Greetings from the gutter.
That’s where my mind is at the moment, and in honor of Valentine’s Day on Tuesday, I’m going to spend the weekend splashing around down here, paying musical tribute to the next best thing two people can do together after falling in love (which, if you’re lucky, will lead to even more of this).
For those who prefer some music on the side, I’ve curated the perfect V-Day soundtrack. I didn’t realize until I was halfway through that it’s dominated by male performers. Female singers may move me more overall, but I suppose it’s the guys who put me in the mood.
“Heaven Hooked Us Up” Love is so much more than just a four-letter word. It’s also Ronald Isley’s velvety tenor melting like butter over a smoking red-hot Isley Brothers groove.
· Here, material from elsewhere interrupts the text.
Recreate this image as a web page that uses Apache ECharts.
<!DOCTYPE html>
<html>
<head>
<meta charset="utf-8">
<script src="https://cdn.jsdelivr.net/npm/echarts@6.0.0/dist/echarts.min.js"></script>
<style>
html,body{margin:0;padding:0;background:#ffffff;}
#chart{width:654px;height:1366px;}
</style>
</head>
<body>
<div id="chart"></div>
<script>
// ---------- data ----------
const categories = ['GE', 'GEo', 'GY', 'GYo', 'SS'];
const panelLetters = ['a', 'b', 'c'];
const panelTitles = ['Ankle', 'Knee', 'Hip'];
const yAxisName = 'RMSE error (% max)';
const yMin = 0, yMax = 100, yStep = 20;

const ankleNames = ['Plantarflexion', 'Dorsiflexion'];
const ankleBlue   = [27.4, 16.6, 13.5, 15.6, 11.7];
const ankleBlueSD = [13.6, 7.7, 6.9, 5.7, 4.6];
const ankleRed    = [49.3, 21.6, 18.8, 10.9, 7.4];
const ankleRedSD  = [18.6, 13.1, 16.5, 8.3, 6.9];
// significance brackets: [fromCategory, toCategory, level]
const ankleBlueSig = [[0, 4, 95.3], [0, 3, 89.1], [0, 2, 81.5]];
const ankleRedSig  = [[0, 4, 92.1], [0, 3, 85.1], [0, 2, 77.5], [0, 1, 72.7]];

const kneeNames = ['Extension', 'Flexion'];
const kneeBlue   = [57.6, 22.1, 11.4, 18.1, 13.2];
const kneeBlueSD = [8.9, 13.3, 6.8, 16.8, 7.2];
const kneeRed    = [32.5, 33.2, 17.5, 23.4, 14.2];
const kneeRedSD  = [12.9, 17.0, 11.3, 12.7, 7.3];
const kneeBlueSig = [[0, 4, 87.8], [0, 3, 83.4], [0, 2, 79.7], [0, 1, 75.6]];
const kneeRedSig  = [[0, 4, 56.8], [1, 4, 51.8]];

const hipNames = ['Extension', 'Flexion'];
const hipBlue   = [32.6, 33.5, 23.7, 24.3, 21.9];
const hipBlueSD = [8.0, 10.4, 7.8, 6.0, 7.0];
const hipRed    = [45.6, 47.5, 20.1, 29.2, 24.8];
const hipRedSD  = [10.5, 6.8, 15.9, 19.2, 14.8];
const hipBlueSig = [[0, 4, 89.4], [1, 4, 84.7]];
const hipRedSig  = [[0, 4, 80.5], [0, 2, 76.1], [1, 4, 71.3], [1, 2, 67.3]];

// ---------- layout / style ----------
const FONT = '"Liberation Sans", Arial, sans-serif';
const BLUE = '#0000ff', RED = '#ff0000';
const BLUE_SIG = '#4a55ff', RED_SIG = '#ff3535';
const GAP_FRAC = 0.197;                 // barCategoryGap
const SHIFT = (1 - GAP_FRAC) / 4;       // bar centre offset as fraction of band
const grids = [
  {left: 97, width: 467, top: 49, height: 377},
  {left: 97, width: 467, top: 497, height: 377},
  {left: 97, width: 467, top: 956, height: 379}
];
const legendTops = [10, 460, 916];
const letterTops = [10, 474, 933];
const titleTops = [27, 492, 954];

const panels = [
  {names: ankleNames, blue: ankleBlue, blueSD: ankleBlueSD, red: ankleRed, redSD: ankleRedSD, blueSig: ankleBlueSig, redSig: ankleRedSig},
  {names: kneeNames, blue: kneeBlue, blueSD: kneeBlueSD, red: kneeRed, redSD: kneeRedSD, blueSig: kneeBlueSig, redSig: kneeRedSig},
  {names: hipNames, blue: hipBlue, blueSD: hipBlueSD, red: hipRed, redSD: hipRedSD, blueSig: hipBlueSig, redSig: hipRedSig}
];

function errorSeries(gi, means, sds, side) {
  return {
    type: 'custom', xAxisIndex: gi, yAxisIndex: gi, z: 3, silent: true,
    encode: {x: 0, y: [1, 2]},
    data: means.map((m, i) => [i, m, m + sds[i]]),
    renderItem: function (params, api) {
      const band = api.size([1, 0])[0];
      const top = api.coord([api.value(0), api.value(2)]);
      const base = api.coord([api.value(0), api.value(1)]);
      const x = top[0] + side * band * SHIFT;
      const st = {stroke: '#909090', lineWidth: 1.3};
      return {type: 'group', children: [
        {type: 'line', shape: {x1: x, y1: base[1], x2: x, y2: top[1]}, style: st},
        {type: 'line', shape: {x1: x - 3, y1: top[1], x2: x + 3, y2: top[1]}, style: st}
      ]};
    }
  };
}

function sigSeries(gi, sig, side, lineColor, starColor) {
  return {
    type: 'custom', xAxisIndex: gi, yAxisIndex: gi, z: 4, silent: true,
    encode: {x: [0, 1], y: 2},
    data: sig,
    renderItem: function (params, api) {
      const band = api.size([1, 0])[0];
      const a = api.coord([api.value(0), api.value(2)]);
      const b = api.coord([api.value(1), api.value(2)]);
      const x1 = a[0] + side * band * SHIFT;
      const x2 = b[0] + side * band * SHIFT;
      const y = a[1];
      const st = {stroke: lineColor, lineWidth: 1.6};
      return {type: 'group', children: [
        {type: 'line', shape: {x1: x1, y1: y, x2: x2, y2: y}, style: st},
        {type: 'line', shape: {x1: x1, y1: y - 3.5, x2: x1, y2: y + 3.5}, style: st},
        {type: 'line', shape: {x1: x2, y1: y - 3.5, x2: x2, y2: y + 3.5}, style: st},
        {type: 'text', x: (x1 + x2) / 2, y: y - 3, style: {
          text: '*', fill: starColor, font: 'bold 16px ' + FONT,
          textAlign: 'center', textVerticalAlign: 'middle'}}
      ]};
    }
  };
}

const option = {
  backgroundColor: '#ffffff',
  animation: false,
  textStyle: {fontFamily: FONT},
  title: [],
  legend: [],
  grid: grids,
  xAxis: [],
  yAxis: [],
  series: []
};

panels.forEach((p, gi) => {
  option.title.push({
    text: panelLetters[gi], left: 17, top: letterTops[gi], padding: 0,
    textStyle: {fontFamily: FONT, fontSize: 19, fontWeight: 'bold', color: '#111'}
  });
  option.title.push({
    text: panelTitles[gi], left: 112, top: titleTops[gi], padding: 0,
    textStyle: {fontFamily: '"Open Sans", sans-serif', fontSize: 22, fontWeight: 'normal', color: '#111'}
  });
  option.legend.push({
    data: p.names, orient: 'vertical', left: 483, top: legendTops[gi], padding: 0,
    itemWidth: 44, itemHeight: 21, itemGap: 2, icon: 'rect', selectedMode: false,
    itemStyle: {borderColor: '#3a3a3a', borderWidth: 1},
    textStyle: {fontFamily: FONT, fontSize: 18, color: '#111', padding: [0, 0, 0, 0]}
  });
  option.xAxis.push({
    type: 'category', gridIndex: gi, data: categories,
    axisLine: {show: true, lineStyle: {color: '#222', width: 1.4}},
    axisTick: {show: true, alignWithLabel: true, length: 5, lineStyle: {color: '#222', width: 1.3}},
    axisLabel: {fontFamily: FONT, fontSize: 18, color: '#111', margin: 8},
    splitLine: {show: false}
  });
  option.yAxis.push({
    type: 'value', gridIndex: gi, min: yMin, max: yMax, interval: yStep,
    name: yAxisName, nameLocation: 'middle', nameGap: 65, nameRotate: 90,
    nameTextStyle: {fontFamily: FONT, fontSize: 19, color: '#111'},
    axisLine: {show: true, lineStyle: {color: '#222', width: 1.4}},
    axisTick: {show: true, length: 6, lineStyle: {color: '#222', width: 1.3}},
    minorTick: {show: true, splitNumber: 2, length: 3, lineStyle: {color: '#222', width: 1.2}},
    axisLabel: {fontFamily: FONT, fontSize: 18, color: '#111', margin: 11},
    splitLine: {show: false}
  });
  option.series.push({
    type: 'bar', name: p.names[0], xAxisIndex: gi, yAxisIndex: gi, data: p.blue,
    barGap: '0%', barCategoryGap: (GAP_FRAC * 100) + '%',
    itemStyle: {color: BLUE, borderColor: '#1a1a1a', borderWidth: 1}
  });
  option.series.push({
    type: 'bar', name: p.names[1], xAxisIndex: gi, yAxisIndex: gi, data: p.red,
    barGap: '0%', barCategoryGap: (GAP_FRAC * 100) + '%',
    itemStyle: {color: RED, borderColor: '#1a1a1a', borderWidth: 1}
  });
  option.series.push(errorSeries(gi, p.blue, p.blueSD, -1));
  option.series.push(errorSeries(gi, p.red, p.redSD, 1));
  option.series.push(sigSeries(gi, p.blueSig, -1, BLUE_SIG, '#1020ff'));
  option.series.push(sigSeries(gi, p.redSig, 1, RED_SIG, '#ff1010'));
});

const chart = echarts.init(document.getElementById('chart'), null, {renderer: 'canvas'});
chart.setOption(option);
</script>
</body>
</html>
“Don’t Stop the Dance” Bryan Ferry Not quite better than sex but close. Am I the only one who thinks Ferry spends most of his waking hours making love, pausing occasionally to crank out another great song to do it to?
“Sanctified Lady” Marvin Gaye Sexual healing at its most potent.
“Your Love Is Like the Morning Sun” Al Green The seminal soul of the 1973 Call Me album, which serves up this gem of a love song halfway through, is Green at his seductive peak, the perfect score for the perfect love that closes with an ode to the god of love himself called “Jesus Is Waiting.”
“Cruisin'” D’Angelo Like sex on a stick — and I’m not just talking about the guy who’s singing it.
“A Bit Old-Fashioned” Babyface A bracing musical testament to the power of heterosexual love (from For the Cool in You, one of the best R&B albums of the ’90s).
“Sara Smile” Daryl Hall and John Oates Before the duo became ’80s icons, Daryl Hall was one of the earliest — and best — purveyors of blue-eyed soul. Along with the first 20 seconds of “One on One” (a Top 10 hit from 1983 that deserves to be more widely, and fondly, remembered today) this might be the best thing Hall and Oates ever did — at least that’s what I’m thinking today, down here in the gutter.
“Sho’ You Right” Barry White Let’s raise the tempo and get this party for two started! When I interviewed White years ago, he commended me for having the good taste to love this song. I, in turn, applaud UK music buyers, who once again showed their superior (to their Yankee counterparts) musical sophistication by sending this to No. 14, which is three notches higher than it went on the U.S. R&B chart. Fo’ real.
“Love It” Bilal Another one of life’s great mysteries: Why do so few people know Bilal’s name — and even fewer this song, one of the greatest things to come out of late-’90s/early ’00s neo-soul movement?
“Lovers Rock” Sade What would any musical celebration of love be without her?